I first grew familiar with Ó Briain in a similar fashion to most folk outside of the UK; through his appearances on QI. Having been in the comedy game for over 20 years, however, it’s by no means the cherry on his career. Ó Briain is that brand of comedian who seems just as interested in making us think as he is in getting a laugh. Since 2011 he has co-hosted Stargazing Live with Professor Brian Cox, the filming of which is part of the reason why he is touring Australia in the first place. While astronomy is such a rich and fascinating study, it may also have a more melancholic side: charting Andromeda as it careens across galaxies, the exhaustion of the sun; there’s quite a bit of despair between the stars.

“I know what you mean. Either the sun will go through various cycles, run out of helium, start making heavy elements, and then explode and expand and gobble us up. Or before that, we’ll undergo the heat death of the universe. Or Andromeda will smash into the Milky Way and destroy us. There are a lot of bad things that are going to happen, but they’re not going to happen for many billions of years, so no. I feel it’s not really worth dwelling on. There is also the sense of perspective. That we are merely dots, sitting on a dot, on a scale that is just unnoticeable to the cosmos. But! That also kind of gets us off the hook. We’re not really going to have any long-term effect on anything else nearby, so go ahead and do whatever you’re doing. I find it’s a great leveller, more than anything else.”

So before we’re all burned to astral cinders, it’s nice to know we can take comfort in the absurdities of life. To that end, Ó Briain’s latest tour has been a long and winding work in progress – but then, it seems that’s the road comedians are cursed to follow. A strange and unlikely evolution that then keels over and starts life anew like a confused phoenix.
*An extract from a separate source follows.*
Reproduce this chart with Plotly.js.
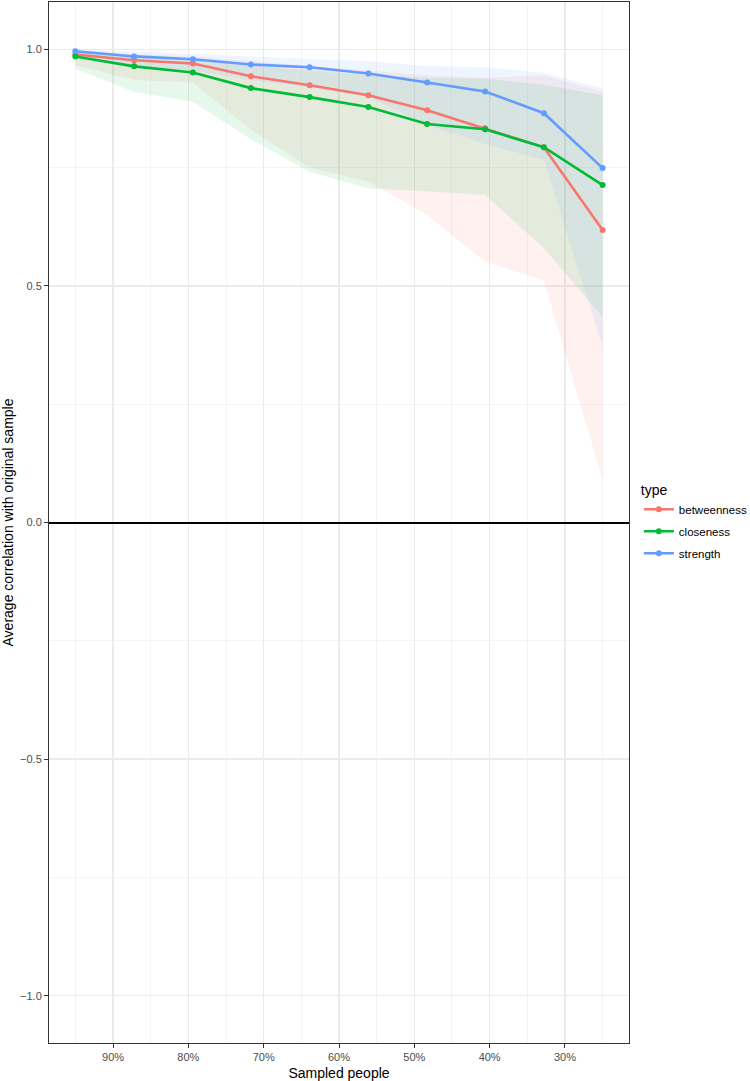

“When you start a new show, you never write the show in your bedroom and then walk out onstage in front of 2,000 people. You sort of relive the shape of your entire career over six months to a year. You take your scraps of paper with vague ideas written down, and you go to a club and try them out. Sometimes they don’t work out and you have a terrible gig, which is awful because they know who you are! So you walk out and it’s, ‘Oh my God, it’s that guy off the tele! I’ve wanted to see him for years.’ And it’s just you there with a scrap of paper and five ideas that are like baby birds flailing around with their velvety wings and they haven’t learnt to fly at all, and you try them and they go badly. And there’s just nothing worse than when you walk off to a smaller applause than when you walked on. But you have to do it!

“So you start small, and then eventually you’re back to where you were at the end of the previous tour. You’re in your 2,000-person theatre, you walk out, there’s music – ‘Hey, everybody!’ We’re like mayflies. We live our lives in a day and then we die – but then we have to go back and do it all again.”

Dara Ó Briain appears at theConcert Hall, Sydney Opera House on Sunday April 2 and Monday April 3.